Haftung wirkt rückstandsfrei und rein physikalisch
Innocise ist eine Technologie-Ausgründung aus dem INM - Leibniz-Institut für Neue Materialien in Saarbrücken, einer international führenden Forschungseinrichtung auf dem Gebiet der Materialforschung. Das Unternehmen hat sich als Technologieführer für reversible Haftsysteme etabliert.
Die Technologie beruht auf einem reversiblen und versatilen Haftsystem nach dem Vorbild der Natur, dem sogenannten Gecko-Effekt. Feinstrukturierte, haarige (fibrilläre) Haftorgane ermöglichen Geckos eine temporäre und steuerbare Haftung auf verschiedensten Oberflächen. Durch die trockene, rückstandsfreie und rein physikalisch wirkende Haftung ist dieses Gecko-Prinzip als nachhaltige Technologie für zahlreiche Anwendungen interessant.
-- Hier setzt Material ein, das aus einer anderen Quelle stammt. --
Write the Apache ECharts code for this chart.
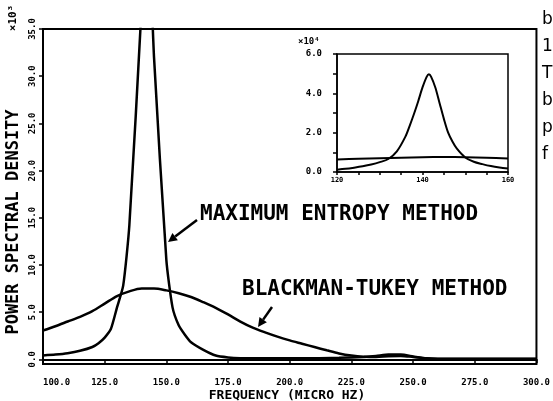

Bioinspirierte Mikrostrukturen
Die Gecomer-Oberfläche zeichnet sich allgemein durch die Anordnung vieler winzig kleiner polymerer 'Füßchen' aus, die durch die Van-der-Waals Wechselwirkung eine herausragende Haftung an zu greifenden Substraten haben. Die bioinspirierten Mikrostrukturen entstammen der Mikrostrukturierung von Geckofüßen. Einzelne Füßchen übertragen immer nur kleine Kräfte, wohingegen die Summe vieler solcher Füßchen an den Fußsohlen der Geckos eine hohe Haftung erzeugt. Die Tiere sind in der Lage an jeder Art Oberfläche auch entgegengesetzt zur Schwerkraft zu haften und sich wieder abzulösen, um sich so fortzubewegen.